Monday, August 8, 2016

Two Months at the Rensing Center: Towards a Radical Orientation (part 1)


Matthew Moore
Sudbury, Massachusetts
June- August 2016

Two months at the Rensing Center

A poet in the wind-up stages of manuscript revision can find, striving to bind the sheaf of poems under final orders, that what finally lets the binding set is a move or set of moves which move(s) against the grain of whatever thematic pattern or rhyme the manuscript pursues. Often such a move against the grain of one’s own work finds purchase in a tradition or A Tradition; preceding holds of value given shape and space by poets whose work in the past lends one’s own present work the ballast to jump-start the manuscript into the future of Poetry. The oratory and rhetorical hand-to-hand argument embedded at the level of the line in the inter-disciplinary poetry of the Black Arts movement has built, decade by decade, a wide foundational ballast for a range of contemporary poets working both in discrete lyric poetry that bears out the personality of a particular poet’s voice, as well as in experimental, voice-dissociative texts that benefit Poetry. That is one example of ballast that lets a manuscript book. 

I have worked on a manuscript-in-revision for the past seven years, and although parts of the revision process have found ballast in a tradition (historical vernacular) it wishes to shake up, and in A Tradition it seeks both the enmity and audience of (modernist New Criticism), my manuscript has long sewn division against itself to a fault.

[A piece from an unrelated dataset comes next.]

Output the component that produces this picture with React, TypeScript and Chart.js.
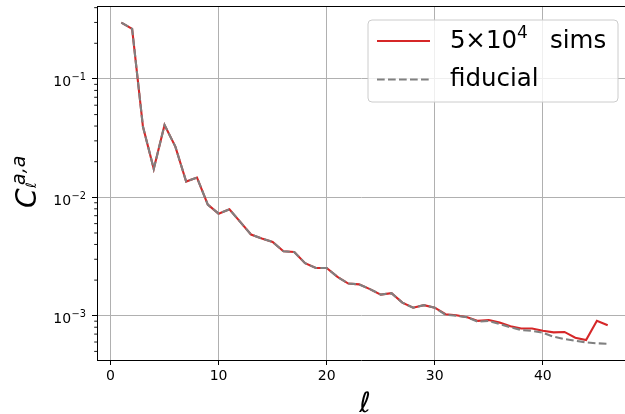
import { useEffect, useRef } from 'react';
import { Chart, registerables } from 'chart.js';

Chart.register(...registerables);

// multipole index ℓ
const ells = [
  1, 2, 3, 4, 5, 6, 7, 8, 9, 10,
  11, 12, 13, 14, 15, 16, 17, 18, 19, 20,
  21, 22, 23, 24, 25, 26, 27, 28, 29, 30,
  31, 32, 33, 34, 35, 36, 37, 38, 39, 40,
  41, 42, 43, 44, 45, 46,
];

// 5×10^4 sims
const simsValues = [
  0.299, 0.265, 0.0396, 0.0174, 0.0409, 0.0268, 0.0136, 0.0147, 0.00868, 0.00728,
  0.00792, 0.0062, 0.00485, 0.00449, 0.0042, 0.0035, 0.00345, 0.00278, 0.00253, 0.00253,
  0.00213, 0.00187, 0.00184, 0.00168, 0.00151, 0.00155, 0.00129, 0.00117, 0.00123, 0.00117,
  0.00103, 0.00101, 0.00097, 0.000905, 0.00092, 0.000875, 0.000815, 0.00078, 0.00078, 0.000746,
  0.000724, 0.00073, 0.000652, 0.000624, 0.000908, 0.00083,
];

// fiducial
const fiducialValues = [
  0.299, 0.265, 0.0396, 0.0174, 0.0409, 0.0268, 0.0136, 0.0147, 0.00868, 0.00728,
  0.00792, 0.0062, 0.00485, 0.00449, 0.0042, 0.0035, 0.00345, 0.00278, 0.00253, 0.00253,
  0.00213, 0.00187, 0.00184, 0.00168, 0.00151, 0.00155, 0.00129, 0.00117, 0.00123, 0.00117,
  0.00102, 0.001, 0.00097, 0.00089, 0.000905, 0.00085, 0.0008, 0.000757, 0.000746, 0.000719,
  0.000665, 0.000636, 0.000615, 0.000596, 0.000585, 0.00058,
];

const xTicks = [0, 10, 20, 30, 40];
const yMajorTicks = [1e-3, 1e-2, 1e-1];
const yMajorExponents = ['−3', '−2', '−1'];
const yDecades = [1e-4, 1e-3, 1e-2, 1e-1];
const seriesLabels = ['sims', 'fiducial'];

const X_MIN = -1.25;
const X_MAX = 47.6;
const Y_MIN = 4.23e-4;
const Y_MAX = 0.413;

const FONT = '"DejaVu Sans"';
const RED = '#d62728';
const GREY = '#808080';

export default function App() {
  const ref = useRef<HTMLCanvasElement>(null);

  useEffect(() => {
    if (!ref.current) return;

    const isMajor = (v: number) => yMajorTicks.some((m) => Math.abs(v / m - 1) < 1e-6);
    const yAll: number[] = [];
    for (const d of yDecades) {
      for (let k = 1; k <= 9; k++) {
        const v = k * d;
        if (v >= Y_MIN && v <= Y_MAX) yAll.push(v);
      }
    }

    const decor = {
      id: 'decor',
      afterDraw(chart: any) {
        const ctx: CanvasRenderingContext2D = chart.ctx;
        const area = chart.chartArea;
        const ys = chart.scales.y;
        ctx.save();

        // top spine
        ctx.strokeStyle = '#000';
        ctx.lineWidth = 1;
        ctx.beginPath();
        ctx.moveTo(area.left, Math.round(area.top) + 0.5);
        ctx.lineTo(area.right, Math.round(area.top) + 0.5);
        ctx.stroke();

        // minor y ticks
        ctx.lineWidth = 0.9;
        for (const v of yAll) {
          if (isMajor(v)) continue;
          const y = ys.getPixelForValue(v);
          ctx.beginPath();
          ctx.moveTo(area.left - 2.8, y);
          ctx.lineTo(area.left, y);
          ctx.stroke();
        }

        // y major tick labels 10^k
        ctx.fillStyle = '#000';
        ctx.textBaseline = 'alphabetic';
        ctx.textAlign = 'left';
        yMajorTicks.forEach((v, i) => {
          const y = ys.getPixelForValue(v);
          ctx.font = `14px ${FONT}`;
          const wBase = ctx.measureText('10').width;
          ctx.font = `9.8px ${FONT}`;
          const wSup = ctx.measureText(yMajorExponents[i]).width;
          const right = 86;
          const x0 = right - wSup - wBase - 0.5;
          ctx.font = `14px ${FONT}`;
          ctx.fillText('10', x0, y + 7.5);
          ctx.font = `9.8px ${FONT}`;
          ctx.fillText(yMajorExponents[i], x0 + wBase + 0.5, y + 1.3);
        });

        // y axis label C_ℓ^{a,a}
        ctx.save();
        ctx.translate(36, (area.top + area.bottom) / 2);
        ctx.rotate(-Math.PI / 2);
        ctx.font = `italic 28px ${FONT}`;
        ctx.fillText('C', -25, 0);
        ctx.font = `italic 19px ${FONT}`;
        ctx.fillText('a,a', -2, -11);
        ctx.font = `italic 14px ${FONT}`;
        ctx.fillText('ℓ', -5, 0);
        ctx.restore();

        // x axis label ℓ
        ctx.font = `italic 28px ${FONT}`;
        ctx.textAlign = 'center';
        ctx.fillText('ℓ', 365, 412);
        ctx.textAlign = 'left';

        // legend
        const bx = 368, by = 20, bw = 250, bh = 82, r = 4;
        ctx.beginPath();
        ctx.moveTo(bx + r, by);
        ctx.lineTo(bx + bw - r, by);
        ctx.arcTo(bx + bw, by, bx + bw, by + r, r);
        ctx.lineTo(bx + bw, by + bh - r);
        ctx.arcTo(bx + bw, by + bh, bx + bw - r, by + bh, r);
        ctx.lineTo(bx + r, by + bh);
        ctx.arcTo(bx, by + bh, bx, by + bh - r, r);
        ctx.lineTo(bx, by + r);
        ctx.arcTo(bx, by, bx + r, by, r);
        ctx.closePath();
        ctx.fillStyle = 'rgba(255,255,255,0.8)';
        ctx.fill();
        ctx.strokeStyle = '#cccccc';
        ctx.lineWidth = 1;
        ctx.stroke();

        ctx.lineWidth = 2;
        ctx.strokeStyle = RED;
        ctx.beginPath();
        ctx.moveTo(377, 41);
        ctx.lineTo(430, 41);
        ctx.stroke();
        ctx.strokeStyle = GREY;
        ctx.setLineDash([7.7, 3.3]);
        ctx.beginPath();
        ctx.moveTo(377, 79.5);
        ctx.lineTo(430, 79.5);
        ctx.stroke();
        ctx.setLineDash([]);

        ctx.fillStyle = '#000';
        const b1 = 47.5;
        ctx.font = `24.5px ${FONT}`;
        ctx.fillText('5', 450, b1);
        ctx.textAlign = 'center';
        ctx.fillText('×', 475.5, b1);
        ctx.textAlign = 'left';
        ctx.fillText('10', 486, b1);
        ctx.font = `17px ${FONT}`;
        ctx.fillText('4', 517, b1 - 10);
        ctx.font = `24.5px ${FONT}`;
        ctx.fillText(seriesLabels[0], 550, b1);
        ctx.fillText(seriesLabels[1], 450, 86);

        ctx.restore();
      },
    };

    const chart = new Chart(ref.current, {
      type: 'line',
      data: {
        datasets: [
          {
            label: '5 × 10⁴ sims',
            data: ells.map((l, i) => ({ x: l, y: simsValues[i] })),
            borderColor: RED,
            borderWidth: 2.1,
            pointRadius: 0,
            tension: 0,
            fill: false,
            order: 2,
          },
          {
            label: 'fiducial',
            data: ells.map((l, i) => ({ x: l, y: fiducialValues[i] })),
            borderColor: GREY,
            borderWidth: 2.1,
            borderDash: [7.7, 3.3],
            pointRadius: 0,
            tension: 0,
            fill: false,
            order: 1,
          },
        ],
      },
      options: {
        animation: false,
        responsive: false,
        devicePixelRatio: 1,
        layout: { padding: { top: 6, right: 0, bottom: 0, left: 0 } },
        plugins: {
          legend: { display: false },
          tooltip: { enabled: false },
        },
        scales: {
          x: {
            type: 'linear',
            min: X_MIN,
            max: X_MAX,
            afterBuildTicks: (s: any) => {
              s.ticks = xTicks.map((v) => ({ value: v }));
            },
            afterFit: (s: any) => {
              s.height = 54;
              s.paddingLeft = 0;
              s.paddingRight = 0;
            },
            grid: {
              color: '#b0b0b0',
              lineWidth: 1,
              tickColor: '#000',
              tickLength: 5,
              tickWidth: 1,
            },
            border: { color: '#000', width: 1 },
            ticks: {
              font: { family: 'DejaVu Sans', size: 14 },
              color: '#000',
              padding: 3,
              maxRotation: 0,
              autoSkip: false,
            },
          },
          y: {
            type: 'logarithmic',
            min: Y_MIN,
            max: Y_MAX,
            afterBuildTicks: (s: any) => {
              s.ticks = yAll.map((v) => ({ value: v, major: isMajor(v) }));
            },
            afterFit: (s: any) => {
              s.width = 97;
              s.paddingTop = 0;
              s.paddingBottom = 0;
            },
            grid: {
              color: (c: any) => (c.tick && isMajor(c.tick.value) ? '#b0b0b0' : 'rgba(0,0,0,0)'),
              tickColor: (c: any) => (c.tick && isMajor(c.tick.value) ? '#000' : 'rgba(0,0,0,0)'),
              lineWidth: 1,
              tickLength: 5,
              tickWidth: 1,
            },
            border: { color: '#000', width: 1 },
            ticks: {
              callback: () => '',
              autoSkip: false,
            },
          },
        },
      },
      plugins: [decor],
    });

    return () => chart.destroy();
  }, []);

  return (
    <div style={{ position: 'absolute', left: 0, top: 0, width: 625, height: 414, background: '#fff' }}>
      <canvas ref={ref} width={625} height={414} style={{ display: 'block' }} />
    </div>
  );
}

A contrarian’s contrarian. The past two months have changed this years-long stalemate. I was lucky, in April, in the middle of a personal geographical free-fall, to find myself landed by and at the Rensing Center, an ecologically-driven, aesthetically-directed, happily anti-bureaucratic, artist residency in the northwest nook of South Carolina, in the town of Pickens. Pried loose.

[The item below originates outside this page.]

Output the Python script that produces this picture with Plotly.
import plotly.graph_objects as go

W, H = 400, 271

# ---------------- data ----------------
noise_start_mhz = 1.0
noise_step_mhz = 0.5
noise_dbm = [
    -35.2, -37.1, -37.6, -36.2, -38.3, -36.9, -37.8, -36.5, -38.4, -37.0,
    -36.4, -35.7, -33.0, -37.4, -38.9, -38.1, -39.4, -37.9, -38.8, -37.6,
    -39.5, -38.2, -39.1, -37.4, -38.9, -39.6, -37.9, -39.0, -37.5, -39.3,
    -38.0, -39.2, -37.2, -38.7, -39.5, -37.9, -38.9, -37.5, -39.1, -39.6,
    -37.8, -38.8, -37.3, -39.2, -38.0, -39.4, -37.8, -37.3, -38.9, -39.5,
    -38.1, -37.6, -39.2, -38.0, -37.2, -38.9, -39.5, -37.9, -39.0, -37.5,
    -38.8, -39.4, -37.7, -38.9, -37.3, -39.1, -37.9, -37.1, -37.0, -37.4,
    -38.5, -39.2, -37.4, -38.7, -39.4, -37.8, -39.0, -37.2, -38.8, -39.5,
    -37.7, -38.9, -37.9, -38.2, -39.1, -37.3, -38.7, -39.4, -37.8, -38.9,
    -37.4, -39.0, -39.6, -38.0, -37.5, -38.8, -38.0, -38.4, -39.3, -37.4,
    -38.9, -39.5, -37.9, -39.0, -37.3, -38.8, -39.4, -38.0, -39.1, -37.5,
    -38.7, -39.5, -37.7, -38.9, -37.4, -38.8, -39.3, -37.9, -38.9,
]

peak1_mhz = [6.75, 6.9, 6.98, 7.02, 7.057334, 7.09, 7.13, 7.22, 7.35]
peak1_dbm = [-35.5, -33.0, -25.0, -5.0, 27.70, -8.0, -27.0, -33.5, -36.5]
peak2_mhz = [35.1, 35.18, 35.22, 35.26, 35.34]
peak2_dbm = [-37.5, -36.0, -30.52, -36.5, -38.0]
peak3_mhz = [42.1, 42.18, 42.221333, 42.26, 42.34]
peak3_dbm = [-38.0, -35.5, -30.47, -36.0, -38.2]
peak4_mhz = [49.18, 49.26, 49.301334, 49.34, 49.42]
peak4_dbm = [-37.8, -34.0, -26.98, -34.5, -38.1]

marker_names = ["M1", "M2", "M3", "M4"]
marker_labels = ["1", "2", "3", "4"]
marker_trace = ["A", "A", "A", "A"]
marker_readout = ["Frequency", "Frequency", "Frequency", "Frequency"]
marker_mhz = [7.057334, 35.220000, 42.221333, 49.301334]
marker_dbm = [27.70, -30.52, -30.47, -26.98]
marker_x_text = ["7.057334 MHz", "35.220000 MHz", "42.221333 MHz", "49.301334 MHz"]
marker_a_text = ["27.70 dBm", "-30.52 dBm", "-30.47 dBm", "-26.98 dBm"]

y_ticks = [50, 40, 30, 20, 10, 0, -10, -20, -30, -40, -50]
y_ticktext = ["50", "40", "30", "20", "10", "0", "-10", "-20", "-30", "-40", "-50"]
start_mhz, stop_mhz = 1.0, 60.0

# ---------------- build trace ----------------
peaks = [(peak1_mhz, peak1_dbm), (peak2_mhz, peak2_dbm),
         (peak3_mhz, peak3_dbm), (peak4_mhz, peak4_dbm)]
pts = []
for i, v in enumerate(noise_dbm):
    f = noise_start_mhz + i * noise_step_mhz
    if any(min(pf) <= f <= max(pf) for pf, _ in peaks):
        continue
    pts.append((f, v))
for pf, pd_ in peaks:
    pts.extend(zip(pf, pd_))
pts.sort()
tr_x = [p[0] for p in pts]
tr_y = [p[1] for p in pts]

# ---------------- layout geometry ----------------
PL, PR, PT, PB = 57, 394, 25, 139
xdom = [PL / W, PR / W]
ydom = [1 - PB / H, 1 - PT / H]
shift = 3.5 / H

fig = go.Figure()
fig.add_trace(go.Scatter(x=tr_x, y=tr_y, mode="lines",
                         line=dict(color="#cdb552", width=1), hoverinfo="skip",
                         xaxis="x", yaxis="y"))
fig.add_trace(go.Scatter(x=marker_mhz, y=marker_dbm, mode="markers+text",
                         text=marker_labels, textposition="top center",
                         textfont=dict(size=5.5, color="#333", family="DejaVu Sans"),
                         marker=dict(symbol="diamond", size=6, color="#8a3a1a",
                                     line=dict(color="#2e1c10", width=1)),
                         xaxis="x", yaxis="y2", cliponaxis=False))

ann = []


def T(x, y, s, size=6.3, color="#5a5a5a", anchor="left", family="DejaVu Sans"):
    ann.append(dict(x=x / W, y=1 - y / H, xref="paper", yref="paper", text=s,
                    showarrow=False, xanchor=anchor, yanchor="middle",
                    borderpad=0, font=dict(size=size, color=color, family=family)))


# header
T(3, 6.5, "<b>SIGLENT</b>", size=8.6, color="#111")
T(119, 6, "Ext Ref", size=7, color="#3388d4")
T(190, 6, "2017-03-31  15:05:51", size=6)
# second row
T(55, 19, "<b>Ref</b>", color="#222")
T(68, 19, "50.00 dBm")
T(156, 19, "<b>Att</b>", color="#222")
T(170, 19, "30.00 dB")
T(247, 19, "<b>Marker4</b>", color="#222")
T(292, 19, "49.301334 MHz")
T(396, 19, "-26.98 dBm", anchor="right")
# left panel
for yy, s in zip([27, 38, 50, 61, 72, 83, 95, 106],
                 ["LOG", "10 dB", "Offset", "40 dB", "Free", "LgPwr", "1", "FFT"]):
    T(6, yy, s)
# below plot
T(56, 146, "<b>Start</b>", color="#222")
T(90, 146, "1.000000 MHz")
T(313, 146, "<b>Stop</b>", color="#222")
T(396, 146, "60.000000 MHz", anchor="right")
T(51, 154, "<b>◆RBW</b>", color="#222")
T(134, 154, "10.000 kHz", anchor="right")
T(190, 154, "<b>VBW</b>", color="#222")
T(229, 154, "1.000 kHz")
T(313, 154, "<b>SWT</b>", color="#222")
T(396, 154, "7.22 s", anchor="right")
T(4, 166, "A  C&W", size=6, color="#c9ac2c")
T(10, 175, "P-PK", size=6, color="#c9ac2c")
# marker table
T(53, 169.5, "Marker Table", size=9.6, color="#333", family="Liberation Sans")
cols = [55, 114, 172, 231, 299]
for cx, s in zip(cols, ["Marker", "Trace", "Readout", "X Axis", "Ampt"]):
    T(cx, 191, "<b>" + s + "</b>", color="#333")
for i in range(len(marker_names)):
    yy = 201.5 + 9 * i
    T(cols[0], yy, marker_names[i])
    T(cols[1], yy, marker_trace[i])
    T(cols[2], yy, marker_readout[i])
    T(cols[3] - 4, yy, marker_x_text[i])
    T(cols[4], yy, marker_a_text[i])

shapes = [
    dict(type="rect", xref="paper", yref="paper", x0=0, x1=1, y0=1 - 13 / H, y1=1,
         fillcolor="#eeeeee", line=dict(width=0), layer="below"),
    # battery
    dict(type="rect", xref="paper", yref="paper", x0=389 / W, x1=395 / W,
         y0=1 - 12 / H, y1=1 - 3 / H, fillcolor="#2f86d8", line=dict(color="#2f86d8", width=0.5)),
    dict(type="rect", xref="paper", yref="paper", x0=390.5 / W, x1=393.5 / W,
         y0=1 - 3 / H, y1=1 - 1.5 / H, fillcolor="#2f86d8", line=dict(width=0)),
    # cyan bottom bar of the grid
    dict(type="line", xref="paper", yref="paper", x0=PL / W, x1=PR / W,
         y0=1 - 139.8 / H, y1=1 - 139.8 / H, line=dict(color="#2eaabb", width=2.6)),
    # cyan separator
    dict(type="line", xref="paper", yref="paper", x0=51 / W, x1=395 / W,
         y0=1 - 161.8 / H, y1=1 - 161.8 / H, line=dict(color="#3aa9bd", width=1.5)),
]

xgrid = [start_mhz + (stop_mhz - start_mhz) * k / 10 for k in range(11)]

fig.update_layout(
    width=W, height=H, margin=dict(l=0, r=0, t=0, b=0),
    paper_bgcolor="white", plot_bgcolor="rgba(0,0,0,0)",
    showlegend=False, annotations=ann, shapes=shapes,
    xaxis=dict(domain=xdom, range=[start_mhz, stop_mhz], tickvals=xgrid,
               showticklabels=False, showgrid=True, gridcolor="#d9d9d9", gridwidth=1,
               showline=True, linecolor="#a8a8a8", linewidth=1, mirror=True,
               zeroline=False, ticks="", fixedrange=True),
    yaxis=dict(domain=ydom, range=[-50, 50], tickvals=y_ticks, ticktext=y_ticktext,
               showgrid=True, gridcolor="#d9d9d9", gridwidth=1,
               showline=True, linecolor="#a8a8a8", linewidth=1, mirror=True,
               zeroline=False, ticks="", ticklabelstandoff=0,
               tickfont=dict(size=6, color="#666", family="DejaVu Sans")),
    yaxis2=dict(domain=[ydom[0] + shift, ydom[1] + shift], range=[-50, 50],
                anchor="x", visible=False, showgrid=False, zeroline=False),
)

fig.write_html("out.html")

Pickens is upcountry, as local parlance has it, a half-hour south of North Carolina, an hour east of Georgia. While that cartography is readily available knowledge, the cartography that has brought my work order and bearing is that of the Rensing Center itself, whose single road—on which the guest house I am honored to be a guest is set—is paved under the direct and clear-of-trees path of the sun and moon. So the day and night have both hurdle and hurtle for the work of poetry. So each day and night shows readily its obstinacy against difficult work as well as its dog’s pant that says keep running, keep your blood up, poetry. Alignment, orientation, not matters I thought would have a hand in the revision of my work. Nor did I think I would find myself as alert a reviser as I have been under the blatant sign and rhyme of celestial bodies and alongside the Rensing Center's animal and vegetable hierarchies. For example, the vine, wisteria, is the upcountry’s Lear, every green thing at its hand’s disposal, and it tarries about, furious with forgetting and waking, a blinding migraine for its human subjects. Or the belly-groans and bells of the goats that go off every four hours. The thunder is on clockwork, too, in the summer months. This manuscript is still making a mockery of my efforts, in many places. But not in this place. At the Rensing Center, the role I've been given the space to take on the stage of my toy I keep toying with is a name I can read clearly for the first time. You must change your orientation.